The Trump administration has imposed tariffs on about $200 billion worth of Chinese imports. The president had threatened to raise the tariff rate to 25 percent, but during the G-20 summit in Buenos Aires last month Trump agreed to hold off on increasing tariffs for at least 90 days while negotiations continue.
Over the weekend, leaders from both countries had positive things to say about the prospects for trade progress following a phone call on Saturday.
Meanwhile, the trade battle has rattled U.S. investors, as well.

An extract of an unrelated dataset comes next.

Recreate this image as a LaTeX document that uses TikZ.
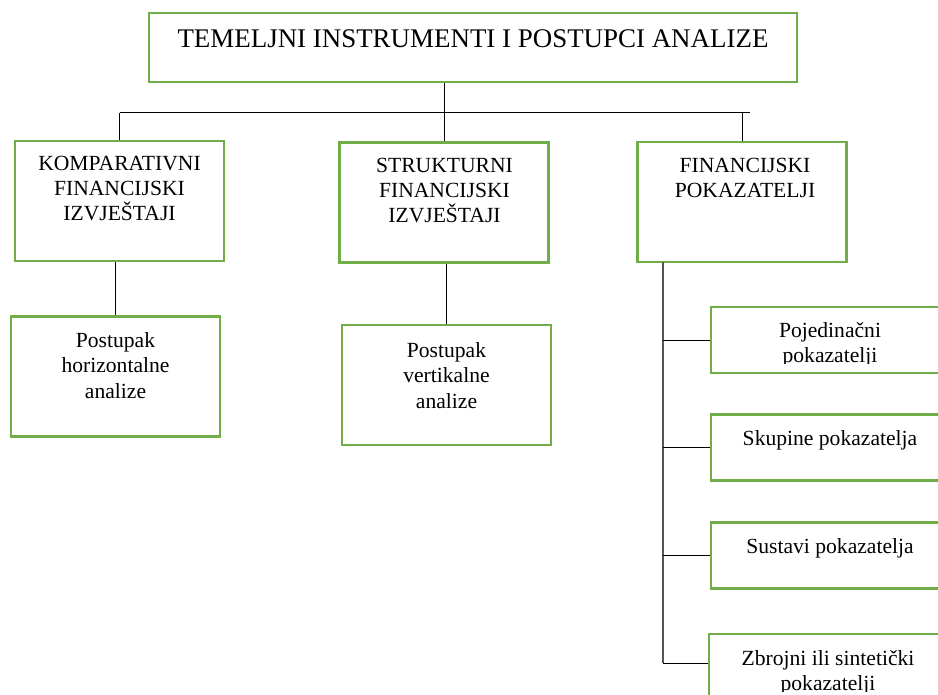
\documentclass[tikz,border=0pt]{standalone}
\usepackage{fontspec}
\setmainfont{Liberation Serif}
\definecolor{zelena}{RGB}{112,173,71}
\definecolor{siva}{RGB}{85,85,85}
\tikzset{
	kutija/.style={draw=zelena, line width=1.6pt, rectangle, inner sep=0pt},
	srednja/.style={minimum width=156.75pt, minimum height=90pt},
	mala/.style={minimum width=178.5pt, minimum height=49.5pt},
	tekst/.style={font=\fontsize{16.2}{19.1}\selectfont, align=center, inner sep=0pt, anchor=base},
	veza/.style={draw=black, line width=0.75pt},
	kicma/.style={draw=siva, line width=1.1pt},
}
\begin{document}
\begin{tikzpicture}[x=0.75pt,y=0.75pt]
	\useasboundingbox (0,0) rectangle (938,-695);
	\clip (0,0) rectangle (938,-695);
	% naslov
	\node[kutija, minimum width=486pt, minimum height=51.75pt] (naslov) at (473,-47.5) {};
	\node[tekst, font=\fontsize{20.2}{24}\selectfont] (naslovt) at (473,-48) {TEMELJNI INSTRUMENTI I POSTUPCI ANALIZE};
	% prva razina (base = zadnji redak)
	\node[kutija, srednja] (kfi) at (119.5,-201) {};
	\node[tekst] (kfit) at (119.5,-221) {KOMPARATIVNI\\FINANCIJSKI\\IZVJEŠTAJI};
	\node[kutija, srednja] (sfi) at (444,-202.5) {};
	\node[tekst] (sfit) at (444.5,-223) {STRUKTURNI\\FINANCIJSKI\\IZVJEŠTAJI};
	\node[kutija, srednja] (fp) at (742,-202) {};
	\node[tekst] (fpt) at (745,-197.5) {FINANCIJSKI\\POKAZATELJI};
	% druga razina
	\node[kutija, srednja] (hor) at (115.5,-376.5) {};
	\node[tekst] (hort) at (115.5,-398) {Postupak\\horizontalne\\analize};
	\node[kutija, srednja] (ver) at (446.5,-385) {};
	\node[tekst] (vert) at (446.5,-408) {Postupak\\vertikalne\\analize};
	% pokazatelji
	\node[kutija, mala] (poj) at (830,-340) {};
	\begin{scope}
		\clip (poj.north west) rectangle (poj.east |- 0,-363);
		\node[tekst] (pojt) at (830,-362.5) {Pojedinačni\\pokazatelji};
	\end{scope}
	\node[kutija, mala] (sku) at (830,-447.5) {};
	\node[tekst] (skut) at (830,-445) {Skupine pokazatelja};
	\node[kutija, mala] (sus) at (830,-555.5) {};
	\node[tekst] (sust) at (830,-553) {Sustavi pokazatelja};
	\node[kutija, mala] (zbr) at (828,-667) {};
	\begin{scope}
		\clip (zbr.north west) rectangle (zbr.east |- 0,-691);
		\node[tekst] (zbrt) at (828,-690.5) {Zbrojni ili sintetički\\pokazatelji};
	\end{scope}
	% veze
	\coordinate (bar) at (0,-113);
	\coordinate (barkraj) at (750,-113);
	\draw[veza] (sfi.north |- naslov.south) -- (sfi.north);
	\draw[veza] (kfi.north |- bar) -- (barkraj);
	\draw[veza] (kfi.north |- bar) -- (kfi.north);
	\draw[veza] (fp.north |- bar) -- (fp.north);
	\draw[veza] (hor.north |- kfi.south) -- (hor.north);
	\draw[veza] (ver.north |- sfi.south) -- (ver.north);
	\coordinate (osvrh) at (663,-262);
	\coordinate (osdno) at (663,-663);
	\draw[kicma] (osvrh) -- (osdno);
	\draw[veza] (osdno |- poj.west) -- (poj.west);
	\draw[veza] (osdno |- sku.west) -- (sku.west);
	\draw[veza] (osdno |- sus.west) -- (sus.west);
	\draw[veza] (osdno) -- (osdno -| zbr.west);
\end{tikzpicture}
\end{document}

The U.S. equity market recorded its worst December performance since the Great Depression in the 1930s and the largest single-month drop since February 2009. The end of the year, in particular, was marked by a pickup in volatility.
On the other hand, GDP growth has remained relatively strong throughout 2018, expanding at 3.4 percent in the third quarter. In the second quarter, GDP was 4.2 percent. The downturn was attributed, in part, to a reduction in exports.